O.J. Simpson leaves the Clark County Detention Center after he was granted bail in Las Vegas, Wednesday, Sept. 19, 2007.
AP Photo/Jae C. Hong
A fifth suspect in the O.J. Simpson armed robbery and kidnapping case surrendered to police on Wednesday, a few hours after Simpson was freed on bail. One more suspect remains at large.

Police say Charles Howard Cashmore, at the time of his surrender, also turned over to authorities a number of items that are among those allegedly taken in the incident Sept. 13th at a casino hotel in Las Vegas.

Authorities say Cashmore, 40, was booked at the Clark County Detention Center on charges including robbery with a deadly weapon and burglary with a deadly weapon.
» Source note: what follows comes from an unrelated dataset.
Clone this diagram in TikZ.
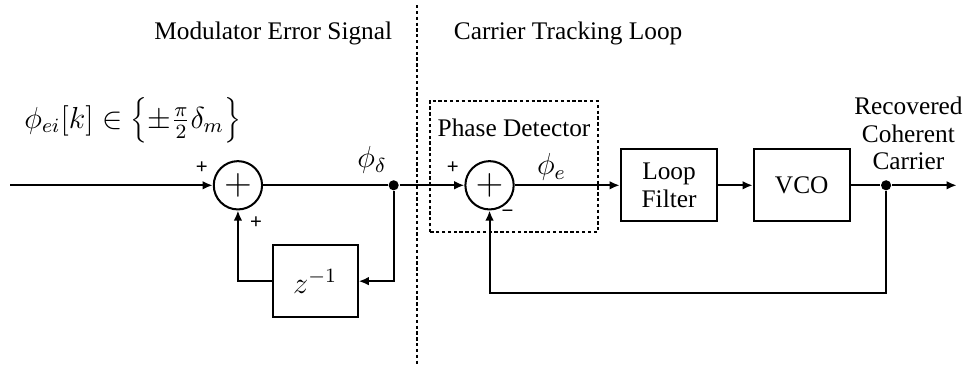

Two other defendants, Walter Alexander, 46, and Clarence Stewart, 53, were arrested and released pending court appearances. Stewart turned in some of the missing goods and Alexander agreed to cooperate with prosecutors, authorities said. A fourth suspect, Michael McClinton, 49, of Las Vegas, surrendered to police Tuesday.
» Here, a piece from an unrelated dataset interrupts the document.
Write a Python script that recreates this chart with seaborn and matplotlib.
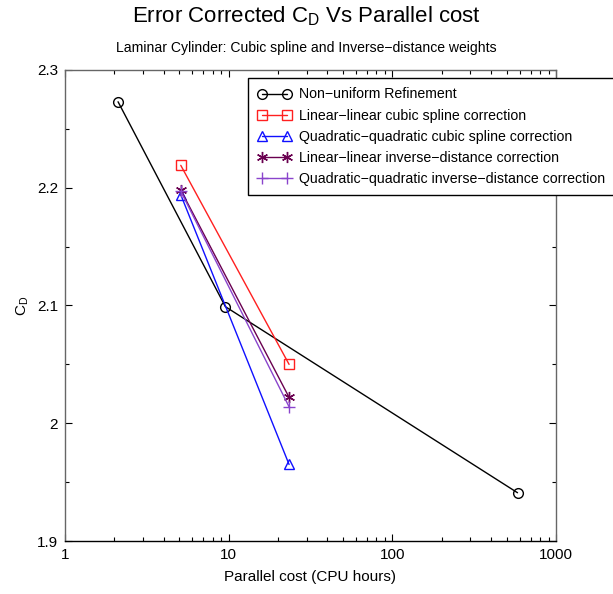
import seaborn as sns
import matplotlib.pyplot as plt
from matplotlib.ticker import LogLocator, MultipleLocator, FixedLocator, NullFormatter

# CPU hours and CD values
cost_nonuniform = [2.11, 9.55, 582]
cd_nonuniform = [2.273, 2.099, 1.941]

cost_corr = [5.1, 23.4]
cd_ll_spline = [2.219, 2.050]
cd_qq_spline = [2.194, 1.965]
cd_ll_idw = [2.198, 2.022]
cd_qq_idw = [2.197, 2.014]

labels = ["Non\u2212uniform Refinement",
          "Linear\u2212linear cubic spline correction",
          "Quadratic\u2212quadratic cubic spline correction",
          "Linear\u2212linear inverse\u2212distance correction",
          "Quadratic\u2212quadratic inverse\u2212distance correction"]

sns.set_theme(style="ticks")
plt.rcParams['font.family'] = ['Liberation Sans', 'DejaVu Sans']
plt.rcParams['mathtext.fontset'] = 'custom'
plt.rcParams['mathtext.rm'] = 'Liberation Sans'
plt.rcParams['text.color'] = 'black'
plt.rcParams['axes.labelcolor'] = 'black'

fig = plt.figure(figsize=(6.13, 5.94), dpi=100)
ax = fig.add_axes([0.106, 0.0892, 0.801, 0.793])

series = [
    (cost_nonuniform, cd_nonuniform, "black", "o", 7),
    (cost_corr, cd_ll_spline, "#ff2020", "s", 6.5),
    (cost_corr, cd_qq_spline, "#1010ff", "^", 7.5),
    (cost_corr, cd_ll_idw, "#6a0050", (6, 2, 0), 8),
    (cost_corr, cd_qq_idw, "#8a44cc", "+", 9),
]
for (xs, ys, col, mk, ms), lab in zip(series, labels):
    sns.lineplot(x=xs, y=ys, ax=ax, color=col, marker=mk, markersize=ms,
                 markerfacecolor="none", markeredgecolor=col, markeredgewidth=1,
                 linewidth=1, label=lab)

ax.set_xscale("log")
ax.set_xlim(1, 1000)
ax.set_ylim(1.9, 2.3)
ax.xaxis.set_major_locator(FixedLocator([1, 10, 100, 1000]))
ax.xaxis.set_minor_locator(LogLocator(base=10, subs=range(2, 10)))
ax.xaxis.set_minor_formatter(NullFormatter())
ax.set_xticklabels(["1", "10", "100", "1000"])
ax.yaxis.set_major_locator(MultipleLocator(0.1))
ax.yaxis.set_minor_locator(MultipleLocator(0.05))
ax.set_yticks([1.9, 2.0, 2.1, 2.2, 2.3])
ax.set_yticklabels(["1.9", "2", "2.1", "2.2", "2.3"])
ax.tick_params(which="both", direction="in", top=True, right=True,
               labelsize=11, colors="black")
ax.tick_params(which="major", length=5, width=0.8, pad=5)
ax.tick_params(which="minor", length=3, width=0.8)
for side in ["left", "top", "right"]:
    ax.spines[side].set_color("#666666")
ax.spines["bottom"].set_color("black")
for s in ax.spines.values():
    s.set_linewidth(1)

ax.set_xlabel("Parallel cost (CPU hours)", fontsize=11, labelpad=6)
ax.set_ylabel(r"C$_\mathregular{D}$", fontsize=11, labelpad=4)

fig.text(0.5, 0.972, r"Error Corrected C$_\mathregular{D}$ Vs Parallel cost",
         ha="center", va="center", fontsize=16)
fig.text(0.5, 0.919, "Laminar Cylinder: Cubic spline and Inverse\u2212distance weights",
         ha="center", va="center", fontsize=10.1)

leg = ax.legend(loc="upper left", bbox_to_anchor=(0.373, 0.983), borderaxespad=0,
                fontsize=10.2, numpoints=2, handlelength=2.35, handletextpad=0.6,
                labelspacing=0.5, borderpad=0.67, fancybox=False, framealpha=1,
                edgecolor="black")
leg.get_frame().set_linewidth(1)

fig.savefig("out.png", dpi=100)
A sixth suspect is still at large in the alleged hotel room heist which the former football great described as a sting operation to recover items he believes are his property.

The group of five men and Simpson are accused of breaking in to the hotel room and robbing two sports memorabilia collectors of autographed footballs and other items.

Police did not specify which items Cashmore turned in. He is scheduled to appear in court Thursday morning.


Photos: O.J. Busted In Vegas
Earlier Wednesday, a judge set bail for Simpson at $125,000. He posted the bond and was released within hours. Simpson was planning to return to his Florida home, his lawyer said.

Simpson, standing in court in a blue jail uniform and handcuffs, furrowed his brow as the judge read the list of charges against him during a 10-minute hearing.

2He answered quietly in a hoarse voice and nodded as Justice of the Peace Joe Bonaventure Jr. laid out restrictions for his release, including surrendering his passport to his attorney and having no contact with co-defendants or potential witnesses.

Simpson did not enter a plea.

Unlike the arraignment in the 1994 killings of his ex-wife and her friend Ron Goldman, when Simpson declared he was "absolutely 100 percent not guilty," Simpson was subdued at Wednesday's court hearing.

"Mr. Simpson do you understand the charges against you?" the judge asked.

"Yes, sir," Simpson responded.

Attorney Yale Galanter said after the hearing that Simpson will plead not guilty.

"Bail deals like this happen all the time in routine cases and it's a good sign that defense attorneys and the district attorney at least are starting this case off on the right foot with good communication and cooperation," said CBSNews.com legal analyst Andrew Cohen.

"The case now is going to slow down tremendously - the next in-court event takes place in mid-October and that's just a status conference to determine where the case goes from there," Cohen said. "In the meantime, I expect there will be a lot of behind-the-scenes negotiations between prosecutors and defense attorneys over potential plea deals."